= Mariliz Pereira Jorge =

Brazilian journalist

Mariliz Pereira Jorge (Ponta Grossa, 1972) is a Brazilian feminist, journalist and social critic. Jorge is an alumna of the State University of Ponta Grossa and has completed graduate studies in international relations and nutrition. She has held positions as a reporter with magazines Veja, Marie Claire and VIP, among others, as well as newspaper Folha de S.Paulo. She has also worked as an editor and screenwriter for Rede Globo's Encontro com Fátima Bernardes and Fantástico. Jorge was the editor of Revista da Folha from 2006 to 2007. She is currently a columnist for Folha de S.Paulo's online edition.

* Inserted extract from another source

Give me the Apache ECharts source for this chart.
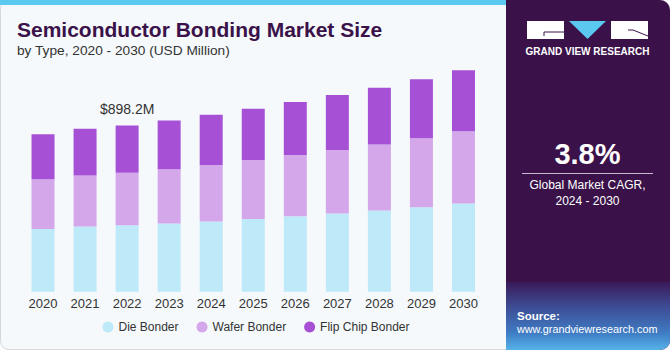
<!DOCTYPE html>
<html>
<head>
<meta charset="utf-8">
<script src="https://cdn.jsdelivr.net/npm/echarts@6/dist/echarts.min.js"></script>
<style>
  html, body { margin: 0; padding: 0; background: #fff; }
  #chart { width: 670px; height: 350px; }
</style>
</head>
<body>
<div id="chart"></div>
<script>
// values (USD Million)
const years = ['2020', '2021', '2022', '2023', '2024', '2025', '2026', '2027', '2028', '2029', '2030']
const dieBonder = [339, 352, 359, 368, 379, 393, 408, 422, 438, 456, 476]
const waferBonder = [268, 275, 284, 294, 305, 318, 330, 343, 357, 373, 391]
const flipChipBonder = [243, 253, 255, 262, 272, 277, 286, 298, 307, 318, 329]
const seriesNames = ['Die Bonder', 'Wafer Bonder', 'Flip Chip Bonder']
const seriesColors = ['#bde9f8', '#d4a6ea', '#a650d6']
const totalLabelIndex = 2
const totalLabelText = '$898.2M'

const PANEL = '#3a1249'

const chart = echarts.init(document.getElementById('chart'), null, { renderer: 'svg' })

function stack(name, data, color, withLabel) {
  return {
    name,
    type: 'bar',
    stack: 'total',
    barWidth: 23,
    itemStyle: { color },
    data: data.map((v, i) => {
      if (withLabel && i === totalLabelIndex) {
        return {
          value: v,
          label: {
            show: true,
            position: 'top',
            distance: 9,
            formatter: totalLabelText,
            color: '#333',
            fontSize: 14,
            fontFamily: 'Liberation Sans',
          },
        }
      }
      return v
    }),
  }
}

chart.setOption({
  backgroundColor: '#fff',
  animation: false,
  graphic: [
    // card background + frame
    { type: 'rect', z: -10, shape: { x: 0.5, y: 0.5, width: 669, height: 349, r: 8 },
      style: { fill: '#f5f9fc', stroke: '#d4d8dc', lineWidth: 1 } },
    { type: 'rect', z: -9, shape: { x: 0, y: 0, width: 506, height: 5 }, style: { fill: '#5bc8f0' } },
    // right panel
    { type: 'rect', z: -9, shape: { x: 506, y: 0, width: 164, height: 350, r: [0, 10, 10, 0] },
      style: { fill: PANEL } },
    { type: 'rect', z: -8, shape: { x: 506, y: 282, width: 164, height: 68, r: [0, 0, 10, 0] },
      style: { fill: { type: 'linear', x: 0, y: 0, x2: 0, y2: 1, colorStops: [
        { offset: 0, color: '#3a1a5a' }, { offset: 0.35, color: '#3d4a92' },
        { offset: 0.75, color: '#3f7cc4' }, { offset: 1, color: '#55b3e8' }] } } },
    // logo
    { type: 'rect', shape: { x: 527, y: 21, width: 37, height: 18 }, style: { fill: '#fff' } },
    { type: 'polyline', shape: { points: [[564, 32], [544, 32], [544, 36]] },
      style: { stroke: PANEL, lineWidth: 1, fill: null } },
    { type: 'polygon', shape: { points: [[569, 21], [606, 21], [587.5, 39]] }, style: { fill: '#5bc8f0' } },
    { type: 'rect', shape: { x: 611, y: 21, width: 37, height: 18 }, style: { fill: '#fff' } },
    { type: 'polyline', shape: { points: [[648, 36], [633, 30], [628, 30]] },
      style: { stroke: PANEL, lineWidth: 1, fill: null } },
    { type: 'text', style: { x: 587.5, y: 51, text: 'GRAND VIEW RESEARCH', fill: '#fff',
      font: 'bold 10px "Liberation Sans"', textAlign: 'center', textVerticalAlign: 'middle' } },
    // CAGR
    { type: 'text', style: { x: 587.5, y: 154, text: '3.8%', fill: '#fff',
      font: 'bold 29px "Liberation Sans"', textAlign: 'center', textVerticalAlign: 'middle' } },
    { type: 'line', shape: { x1: 522, y1: 173.5, x2: 653, y2: 173.5 }, style: { stroke: '#c9b8d2', lineWidth: 1 } },
    { type: 'text', style: { x: 587.5, y: 185, text: 'Global Market CAGR,', fill: '#fff',
      font: '12px "Liberation Sans"', textAlign: 'center', textVerticalAlign: 'middle' } },
    { type: 'text', style: { x: 587.5, y: 201, text: '2024 - 2030', fill: '#fff',
      font: '12px "Liberation Sans"', textAlign: 'center', textVerticalAlign: 'middle' } },
    // source
    { type: 'text', style: { x: 517, y: 316, text: 'Source:', fill: '#fff',
      font: 'bold 11.5px "Liberation Sans"', textVerticalAlign: 'middle' } },
    { type: 'text', style: { x: 517, y: 329, text: 'www.grandviewresearch.com', fill: '#fff',
      font: '10.8px "Liberation Sans"', textVerticalAlign: 'middle' } },
    // titles
    { type: 'text', style: { x: 17, y: 29, text: 'Semiconductor Bonding Market Size', fill: PANEL,
      font: '900 21px "Liberation Sans"', textVerticalAlign: 'middle' } },
    { type: 'text', style: { x: 17, y: 50, text: 'by Type, 2020 - 2030 (USD Million)', fill: '#333',
      font: '13.7px "Liberation Sans"', textVerticalAlign: 'middle' } },
  ],
  grid: { left: 22, right: 185.5, top: 51, bottom: 58.3 },
  legend: {
    left: 97.5,
    top: 316,
    icon: 'circle',
    itemWidth: 11,
    itemHeight: 11,
    itemGap: 18,
    textStyle: { color: '#333', fontSize: 12, fontFamily: 'Liberation Sans' },
    data: seriesNames,
  },
  xAxis: {
    type: 'category',
    data: years,
    axisLine: { show: false },
    axisTick: { show: false },
    axisLabel: { color: '#333', fontSize: 13, fontFamily: 'Liberation Sans', margin: 5 },
  },
  yAxis: { type: 'value', min: 0, max: 1300, show: false, splitLine: { show: false } },
  series: [
    stack(seriesNames[0], dieBonder, seriesColors[0], false),
    stack(seriesNames[1], waferBonder, seriesColors[1], false),
    stack(seriesNames[2], flipChipBonder, seriesColors[2], true),
  ],
})
</script>
</body>
</html>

==Critic of Jair Bolsonaro's government==

Jorge has earned notoriety in Brazil as a steady critic of Jair Bolsonaro's government as well as of his supporters. She considers Bolsonaro to be the 'bitterest pill Brazilians need to swallow so they will never again glorify politicians (despite the aversion that they claim to have against these), or make them into myths [the word "myth" is often used by Bolsonaro's supporters to designate him].'

In one text, Jorge decries Bolsonaro's repudiation of science and his public endorsement of chloroquine. She points to Bolsonaro's supporters' complaints against the Establishment, noting 'What would it be like for them if they realised that, as a matter of fact, they are indeed the Establishment?'

She expresses consternation at the fact that Bolsonaros's far-right supporters have kidnapped Brazil's national symbols such as its flag and anthem, saying however 'There's still time to turn the tables.'

==Defender of women's rights==

Jorge's weekly column also addresses issues related to women's rights and women's empowerment.

In a country where a mere 16% of the population can be considered pro-choice, Jorge has called for legal, universal and free abortion procedures. She claims Brazilian politicians are ill-prepared to face the electorate with such an unpopular agenda but says enough of hypocrisy.

Writing about toxic relationships and being demeaned by a male partner (based on personal experiences shared publicly by Lady Gaga), Jorge says: 'To me and to most girls who have gone through the same ordeal, the best revenge is to be unsparingly happy by being exactly the person you are. Look at that. But to imagine my ex's face every time he stumbles upon my name on Folha's homepage—his favourite newspaper—makes me happy like I won an Oscar.'

As regards her and her husband's option to remain childless, she asserts: 'I don't have to be a mother in order to be happy and complete. And by paying attention to others, I realised having children is not for everyone.' And: 'No woman is born to be a mother, as much as they would have you believe otherwise. Women are born to be whatever they want.'

Jorge has also criticised Rosangela Moro, Sergio Moro's wife, for downplaying feminism, by saying Moro was not aware of feminists' involvement in the fight against domestic violence, a serious issue in the country whose minister of justice at the time was no less than Moro's own husband.